In mathematics, the sum of cubes is a powerful concept when it comes to factoring certain types of polynomial expressions. When you encounter a sum of cubes, it means you have two cube terms that are being added together, formatted as \(a^3 + b^3\). These types of expressions can be neatly factored using a specific formula.

The sum of cubes formula is:\[a^3 + b^3 = (a + b)(a^2 - ab + b^2)\]

To apply this formula, you must first recognize the expression as a sum of cubes. For instance, if you have \(d^3 + 1\), this can be rewritten as \(d^3 + 1^3\).

• Identify \(a\) and \(b\): Here, \(a = d\) and \(b = 1\).
• Substitute these values into the sum of cubes formula.

With the expression \(d^3 + 1\), substituting \(a\) and \(b\) gives you \((d + 1)(d^2 - d(1) + 1^2)\).

This way, you can simplify and factor the polynomial completely.

Factoring techniques are essential tools when simplifying polynomial expressions. These methods enable you to break down complex equations into simpler parts that are easier to manage and solve. One such technique is the sum of cubes method, used for expressions like \(a^3 + b^3\).
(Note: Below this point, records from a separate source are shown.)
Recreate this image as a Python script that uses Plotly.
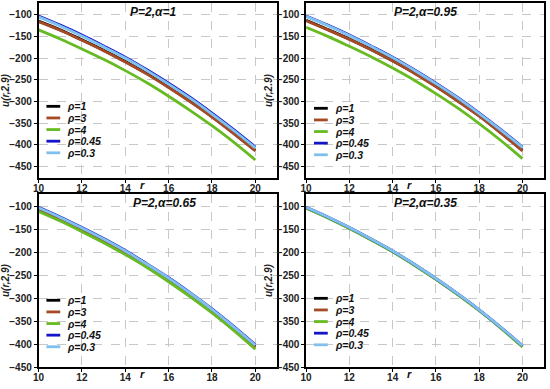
import plotly.graph_objects as go

r = [10, 11, 12, 13, 14, 15, 16, 17, 18, 19, 20]

series_names = ["ρ=1", "ρ=3", "ρ=4", "ρ=0.45", "ρ=0.3"]
series_colors = ["#000000", "#a44a26", "#66bb22", "#1414c8", "#80c0ee"]

panel_titles = ["P=2,α=1", "P=2,α=0.95", "P=2,α=0.65", "P=2,α=0.35"]

# alpha = 1
a1_rho1 = [-115, -135, -158, -182, -208, -236, -267, -300, -335, -373, -413]
a1_rho3 = [-116, -136, -159, -183, -209, -237, -268, -301, -336, -374, -414]
a1_rho4 = [-135, -156, -179, -203, -229, -257, -288, -321, -356, -394, -435]
a1_rho045 = [-103, -124, -147, -172, -198, -227, -258, -291, -327, -365, -405]
a1_rho03 = [-105, -126, -149, -174, -200, -229, -260, -293, -329, -367, -407]

# alpha = 0.95
a2_rho1 = [-113, -134, -156, -180, -206, -234, -265, -298, -333, -372, -413]
a2_rho3 = [-114, -135, -157, -181, -207, -235, -266, -299, -334, -373, -414]
a2_rho4 = [-129, -150, -173, -197, -223, -251, -282, -315, -351, -390, -432]
a2_rho045 = [-103, -124, -147, -172, -198, -227, -258, -291, -327, -365, -405]
a2_rho03 = [-104, -125, -148, -173, -199, -228, -259, -292, -328, -366, -406]

# alpha = 0.65
a3_rho1 = [-107, -128, -151, -175, -201, -229, -260, -293, -328, -366, -406]
a3_rho3 = [-108, -129, -152, -176, -202, -230, -261, -294, -329, -367, -407]
a3_rho4 = [-111, -132, -155, -179, -205, -233, -264, -297, -332, -370, -411]
a3_rho045 = [-102, -123, -146, -170, -196, -225, -255, -288, -323, -361, -401]
a3_rho03 = [-103, -124, -147, -171, -197, -226, -256, -289, -324, -362, -402]

# alpha = 0.35
a4_rho1 = [-103, -124, -147, -172, -198, -227, -258, -291, -326, -364, -404]
a4_rho3 = [-103, -124, -147, -172, -198, -227, -258, -291, -326, -364, -405]
a4_rho4 = [-104, -125, -148, -173, -199, -228, -259, -292, -327, -365, -406]
a4_rho045 = [-102, -123, -146, -171, -197, -226, -257, -290, -325, -363, -403]
a4_rho03 = [-102, -123, -146, -171, -197, -226, -257, -290, -325, -363, -403]

panels = [
    [a1_rho1, a1_rho3, a1_rho4, a1_rho045, a1_rho03],
    [a2_rho1, a2_rho3, a2_rho4, a2_rho045, a2_rho03],
    [a3_rho1, a3_rho3, a3_rho4, a3_rho045, a3_rho03],
    [a4_rho1, a4_rho3, a4_rho4, a4_rho045, a4_rho03],
]

y_ranges = [[-477, -73], [-477, -73], [-450, -73], [-450, -73]]
y_ticks = [-450, -400, -350, -300, -250, -200, -150, -100]
x_ticks = [10, 12, 14, 16, 18, 20]

W, H = 550, 389
# pixel boxes (left, right, top, bottom)
boxes = [(31, 273, 3, 181), (302.5, 544, 3, 181), (31, 273, 197, 373), (302.5, 544, 197, 373)]
title_x = [0.48, 0.5, 0.53, 0.5]
legend_top_px = [108, 110, 305, 303]
legend_step_px = 11.8

FONT = "Liberation Sans, Arial, sans-serif"

fig = go.Figure()
shapes = []
annotations = []

for p in range(4):
    k = "" if p == 0 else str(p + 1)
    xa, ya = "x" + k, "y" + k
    l, rr, t, b = boxes[p]
    for s in range(5):
        fig.add_trace(go.Scatter(
            x=r, y=panels[p][s], mode="lines", name=series_names[s],
            line=dict(color=series_colors[s], width=2.8, shape="spline"),
            xaxis=xa, yaxis=ya, showlegend=False,
        ))
    axis_common = dict(
        showline=True, linecolor="black", linewidth=1.5, mirror=True,
        ticks="outside", ticklen=3, tickcolor="black", tickwidth=1.2,
        showgrid=True, gridcolor="#c8c8c8", griddash="dash", gridwidth=1,
        zeroline=False,
        tickfont=dict(family=FONT, size=10, color="#222222", weight="bold"),
    )
    fig.update_layout(**{
        "xaxis" + k: dict(
            axis_common, domain=[l / W, rr / W], range=[10, 21],
            tickvals=x_ticks, anchor=ya, ticklabelstandoff=-3,
        ),
        "yaxis" + k: dict(
            axis_common, domain=[1 - b / H, 1 - t / H], range=y_ranges[p],
            tickvals=y_ticks, anchor=xa,
            title=dict(text="u(r,2.9)", standoff=2,
                       font=dict(family=FONT, size=10, color="#222222", weight="bold", style="italic")),
        ),
    })
    # panel title
    annotations.append(dict(
        text=panel_titles[p], xref=xa + " domain", yref=ya + " domain",
        x=title_x[p], y=1 - 9 / (b - t), xanchor="center", yanchor="middle",
        showarrow=False,
        font=dict(family=FONT, size=12, color="#111111", weight="bold", style="italic"),
    ))
    # x-axis label "r"
    annotations.append(dict(
        text="r", xref=xa, yref=ya + " domain", x=14.8, y=-7 / (b - t),
        xanchor="center", yanchor="middle", showarrow=False,
        font=dict(family=FONT, size=11, color="#111111", weight="bold", style="italic"),
    ))
    # legend (drawn inside the panel)
    for s in range(5):
        yc = legend_top_px[p] + s * legend_step_px
        ypaper = 1 - yc / H
        shapes.append(dict(
            type="line", xref="paper", yref="paper",
            x0=(l + 8) / W, x1=(l + 22) / W, y0=ypaper, y1=ypaper,
            line=dict(color=series_colors[s], width=2.8),
        ))
        annotations.append(dict(
            text=series_names[s], xref="paper", yref="paper",
            x=(l + 27) / W, y=ypaper, xanchor="left", yanchor="middle",
            showarrow=False,
            font=dict(family=FONT, size=10.5, color="#111111", weight="bold", style="italic"),
        ))

fig.update_layout(
    width=W, height=H, margin=dict(l=0, r=0, t=0, b=0),
    paper_bgcolor="white", plot_bgcolor="white",
    showlegend=False, shapes=shapes, annotations=annotations,
)

fig.write_html(
    "out.html",
    config={"displayModeBar": False},
    post_script="document.body.style.margin='0px';document.body.style.overflow='hidden';",
)
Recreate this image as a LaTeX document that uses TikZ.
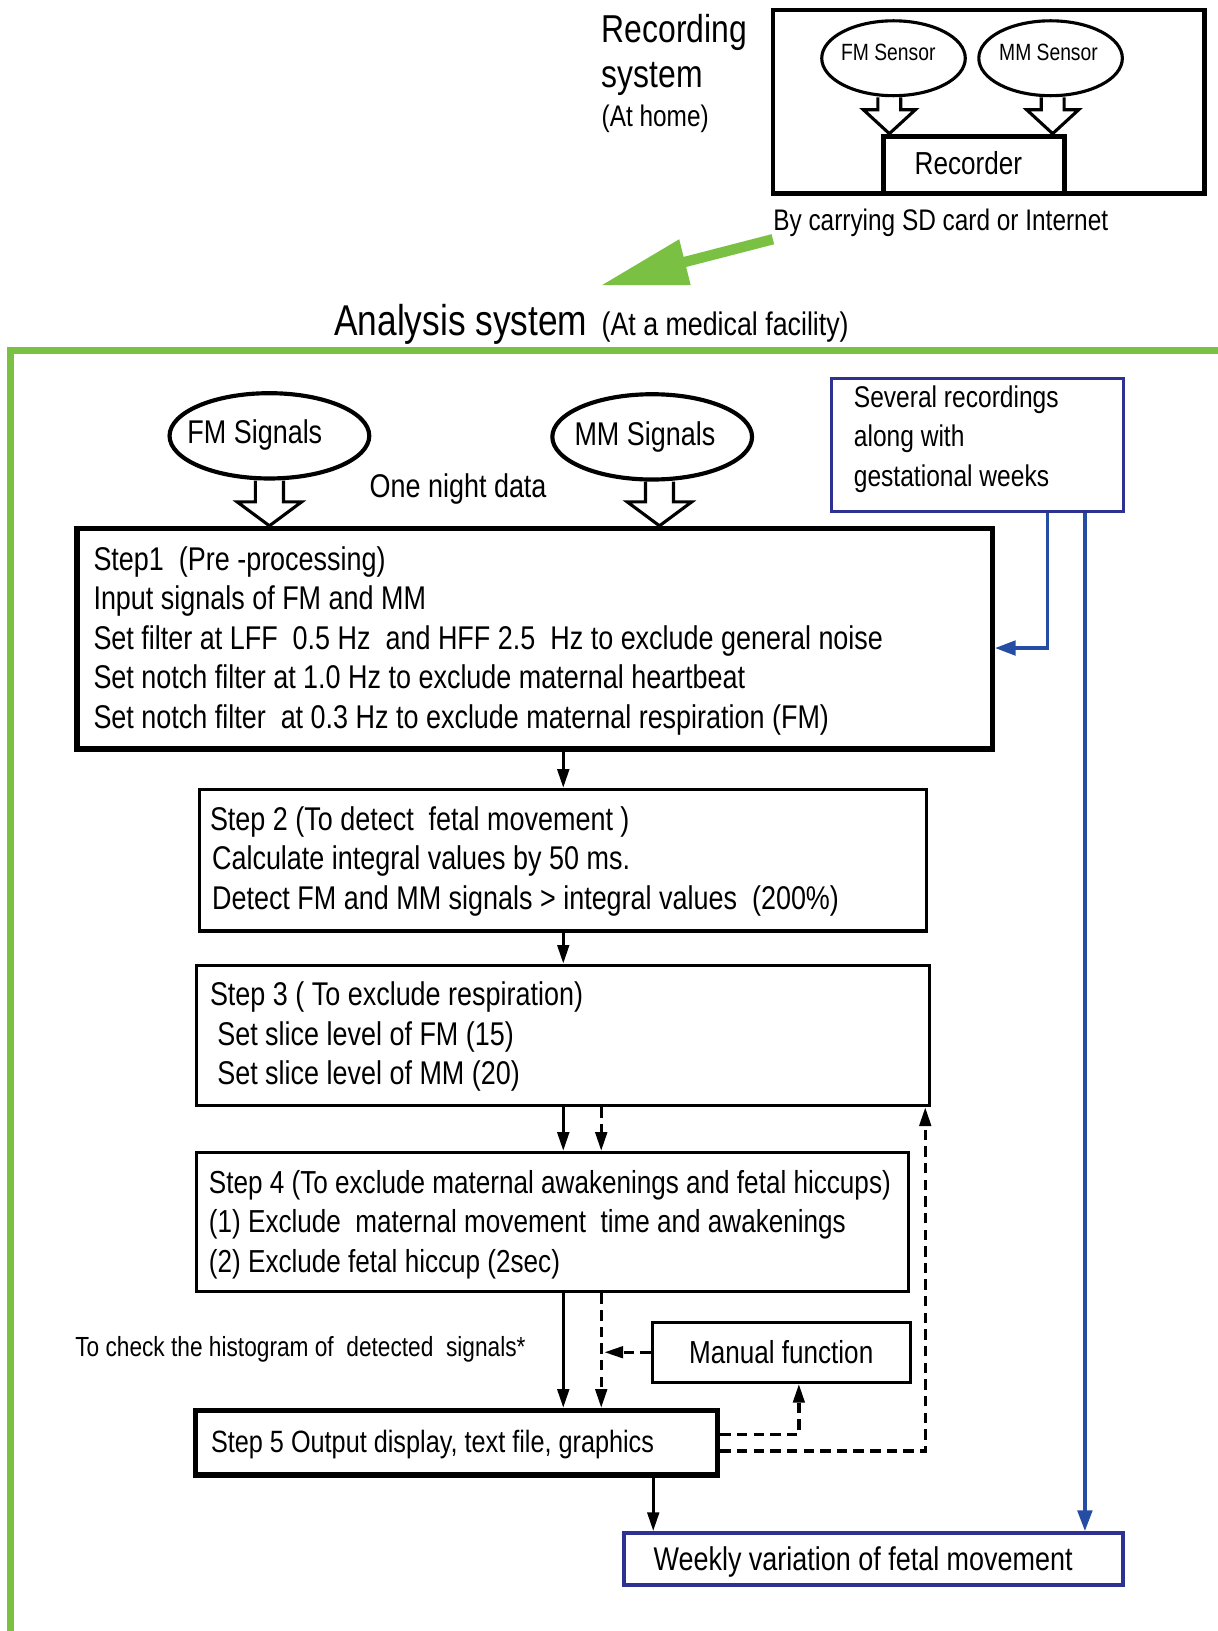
\documentclass[tikz,border=0pt]{standalone}
\usepackage{fontspec}
\setmainfont{Liberation Sans}[FakeStretch=0.82]
\usetikzlibrary{arrows.meta,shapes.geometric,calc}
\definecolor{ggreen}{RGB}{122,193,67}
\definecolor{bbox}{RGB}{46,49,146}
\definecolor{bline}{RGB}{38,77,164}
\newcommand{\mainsz}{\fontsize{15.3}{19}\selectfont}
\newcommand{\bigsz}{\fontsize{15.8}{19}\selectfont}
\newcommand{\hollowarr}[5]{%
  \draw[hollowline] let \p1=#1, \p2=#2 in
    (\x1-#3,\y1) -- (\x1-#3,\y2+#5) -- (\x1-#4,\y2+#5) -- (\x1,\y2)
    -- (\x1+#4,\y2+#5) -- (\x1+#3,\y2+#5) -- (\x1+#3,\y1);}
\begin{document}
\begin{tikzpicture}[x=0.5pt,y=-0.5pt,
  lbl/.style={inner sep=0pt, text=black},
  box/.style={draw, rectangle, inner sep=0pt},
  ell/.style={draw, ellipse, inner sep=0pt},
  arr/.style={line width=1.6pt, -{Triangle[length=9pt,width=5.5pt]}},
  darr/.style={arr, dash pattern=on 5pt off 3pt},
  barr/.style={draw=bline, line width=1.7pt, -{Triangle[length=10pt,width=7pt]}},
  hollowline/.style={line width=1.5pt, line join=miter},
]
\useasboundingbox[fill=white] (0,0) rectangle (1170,1568);

% ---------- Recording system ----------
\node[lbl, anchor=base west, font=\fontsize{18.7}{22}\selectfont] (rs1) at (578,41) {Recording};
\node[lbl, anchor=base west, font=\fontsize{18.7}{22}\selectfont] (rs2) at (578,84) {system};
\node[lbl, anchor=base west, font=\fontsize{14.3}{17}\selectfont] (rs3) at (578,122) {(At home)};

\node[box, line width=2pt, minimum width=207.5pt, minimum height=88pt] (recsys) at (950.5,98) {};
\node[ell, line width=1.5pt, minimum width=69pt, minimum height=36pt] (fmsen) at (859,56) {};
\node[lbl, font=\fontsize{11.3}{13}\selectfont] (fmsent) at ($(fmsen.center)+(-5,-6)$) {FM Sensor};
\node[ell, line width=1.5pt, minimum width=69pt, minimum height=36pt] (mmsen) at (1010,56) {};
\node[lbl, font=\fontsize{11.3}{13}\selectfont] (mmsent) at ($(mmsen.center)+(-2,-6)$) {MM Sensor};
\node[box, line width=2.5pt, minimum width=87pt, minimum height=27.5pt] (rec) at (936,158.5) {};
\node[lbl, font=\mainsz] (rect) at ($(rec.center)+(-5,-1.5)$) {Recorder};

\hollowarr{($(fmsen.south)+(-2pt,0)$)}{(rec.north)}{5.5pt}{12.5pt}{11.5pt}
\hollowarr{($(mmsen.south)+(1pt,0)$)}{(rec.north)}{5.5pt}{12.5pt}{11.5pt}

\node[lbl, anchor=base west, font=\fontsize{14.3}{17}\selectfont] (byc) at (743,222) {By carrying SD card or Internet};

% green transfer arrow
\coordinate (gstart) at (743,230);
\coordinate (gtip) at (579,274);
\draw[ggreen, line width=5pt] (gstart) -- (650,254);
\fill[ggreen] (gtip) -- (653,230) -- (664,274) -- cycle;

% ---------- Analysis system ----------
\node[lbl, anchor=base west, font=\fontsize{20.7}{24}\selectfont] (an1) at (321,323) {Analysis system};
\node[lbl, anchor=base west, font=\fontsize{15.7}{19}\selectfont] (an2) at (578,323) {(At a medical facility)};
\draw[ggreen, line width=3pt] (10,1575) -- (10,337) -- (1175,337);

\node[ell, line width=2pt, minimum width=96pt, minimum height=41pt] (fmsig) at (259,419) {};
\node[lbl, font=\bigsz] (fmsigt) at ($(fmsig.center)+(-14,-1)$) {FM Signals};
\node[ell, line width=2pt, minimum width=96pt, minimum height=41pt] (mmsig) at (627,420) {};
\node[lbl, font=\bigsz] (mmsigt) at ($(mmsig.center)+(-7,0)$) {MM Signals};
\node[lbl, anchor=base west, font=\bigsz] (night) at (355,478) {One night data};

% Step 1
\node[box, line width=2.5pt, minimum width=440pt, minimum height=106pt] (s1) at (514,614) {};
\node[lbl, anchor=west, align=left, font=\bigsz] (s1t) at ($(s1.west)+(9pt,2)$)
 {Step1\ \ (Pre -processing)\\
  Input signals of FM and MM\\
  Set filter at LFF\ \ 0.5 Hz\ \ and HFF 2.5\ \ Hz to exclude general noise\\
  Set notch filter at 1.0 Hz to exclude maternal heartbeat\\
  Set notch filter\ \ at 0.3 Hz to exclude maternal respiration (FM)};

\hollowarr{(fmsig.south)}{(s1.north)}{6.75pt}{15.5pt}{11.5pt}
\hollowarr{($(mmsig.south)+(3.5pt,0)$)}{(s1.north)}{6.75pt}{15.5pt}{11.5pt}

% Several recordings
\node[box, draw=bbox, line width=1.5pt, minimum width=140.5pt, minimum height=64pt] (sev) at (939.5,428) {};
\node[lbl, anchor=west, align=left, font=\fontsize{14.4}{19}\selectfont] (sevt) at ($(sev.west)+(11.5pt,-6)$)
 {Several recordings\\ along with\\ gestational weeks};

% Step 2
\node[box, line width=1.5pt, minimum width=349.5pt, minimum height=68pt] (s2) at (541.5,827) {};
\node[lbl, anchor=west, align=left, font=\bigsz] (s2t) at ($(s2.west)+(5.5pt,1)$)
 {Step 2 (To detect\ \ fetal movement )\\
  \hspace*{1pt}Calculate integral values by 50 ms.\\
  \hspace*{1pt}Detect FM and MM signals > integral values\ \ (200\%)};

% Step 3
\node[box, line width=1.5pt, minimum width=352.5pt, minimum height=67.5pt] (s3) at (541.5,995.5) {};
\node[lbl, anchor=west, align=left, font=\bigsz] (s3t) at ($(s3.west)+(7pt,1)$)
 {Step 3 ( To exclude respiration)\\
  \hspace*{3.5pt}Set slice level of FM (15)\\
  \hspace*{3.5pt}Set slice level of MM (20)};

% Step 4
\node[box, line width=1.5pt, minimum width=342pt, minimum height=67pt] (s4) at (531,1175) {};
\node[lbl, anchor=west, align=left, font=\mainsz] (s4t) at ($(s4.west)+(6.5pt,2)$)
 {Step 4 (To exclude maternal awakenings and fetal hiccups)\\
  (1) Exclude\ \ maternal movement\ \ time and awakenings\\
  (2) Exclude fetal hiccup (2sec)};

\node[lbl, anchor=base west, font=\fontsize{13.3}{16}\selectfont] (chk) at (72,1304) {To check the histogram of\ \ detected\ \ signals*};

% Manual function
\node[box, line width=1.5pt, minimum width=124pt, minimum height=29pt, font=\mainsz] (man) at (751,1300) {Manual function};

% Step 5
\node[box, line width=2.5pt, minimum width=251pt, minimum height=31pt] (s5) at (439,1387) {};
\node[lbl, anchor=west, font=\fontsize{14.8}{18}\selectfont] (s5t) at ($(s5.west)+(8.5pt,2)$)
 {Step 5 Output display, text file, graphics};

% Weekly variation
\node[box, draw=bbox, line width=2pt, minimum width=240pt, minimum height=25pt] (wk) at (840,1499) {};
\node[lbl, anchor=west, font=\bigsz] (wkt) at ($(wk.west)+(15pt,3)$) {Weekly variation of fetal movement};

% ---------- connectors ----------
\draw[arr] (s2.north |- s1.south) -- (s2.north);
\draw[arr] (s2.south) -- (s3.north);
\coordinate (dcol) at ($(s3.south)+(36.5,0)$);
\draw[arr] (s3.south) -- (s3.south |- s4.north);
\draw[darr] (dcol) -- (dcol |- s4.north);
\draw[arr] (s3.south |- s4.south) -- (s3.south |- s5.north);
\draw[darr] (dcol |- s4.south) -- (dcol |- s5.north);
\coordinate (mtip) at ($(man.west -| dcol)+(3,0)$);
\draw[darr] (man.west) -- (mtip);
\draw[darr] ($(s5.east)+(0,-8)$) -| ($(man.south)+(17,0)$);
\draw[darr] ($(s5.east)+(0,8)$) -| ($(s3.south east)+(-6,0)$);
\coordinate (c5) at ($(s5.south)+(189,0)$);
\draw[arr] (c5) -- (c5 |- wk.north);

\coordinate (b1) at ($(sev.south)+(67.5,0)$);
\draw[barr] (b1) |- ($(s1.east)+(0,9)$);
\coordinate (b2) at ($(sev.south)+(103.5,0)$);
\draw[barr] (b2) -- (b2 |- wk.north);
\end{tikzpicture}
\end{document}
Here are some general steps in factoring any polynomial expression:

• Look for a common factor among all terms. If there is one, factor it out.
• Identify the pattern (such as sum/difference of cubes or squares).
• Use the appropriate factoring formula for the identified pattern.
• Simplify the expression by performing the multiplication or other arithmetic needed.

For the expression \(d^3 + 1\), no common factor exists, but it fits the sum of cubes pattern. Therefore, using the formula \((a + b)(a^2 - ab + b^2)\) is the correct approach.

Choosing the right technique depends on your recognition of the expression's form and the formulas you need to apply.

Polynomial expressions are algebraic expressions that involve variables raised to whole number exponents. These expressions can be monomials, like \(3x^2\), or polynomials, like \(d^3 + 1\).

Polynomials can have multiple terms connected by addition or subtraction. When working with polynomials, you often need to simplify or factor them to make calculations easier. Polynomials have specific structures:

• Monomial: A single term (e.g., \(5x^2\)).
• Binomial: Two terms (e.g., \(x^2 + 3\)).
• Trinomial: Three terms (e.g., \(x^2 + 2x + 3\)).

In the case of \(d^3 + 1\), this is a binomial, as it consists of two terms. Using known methods like the sum of cubes is how you can factor such expressions.

Recognizing these structures helps you decide how to manipulate and break down the expressions, making your work with polynomials more manageable.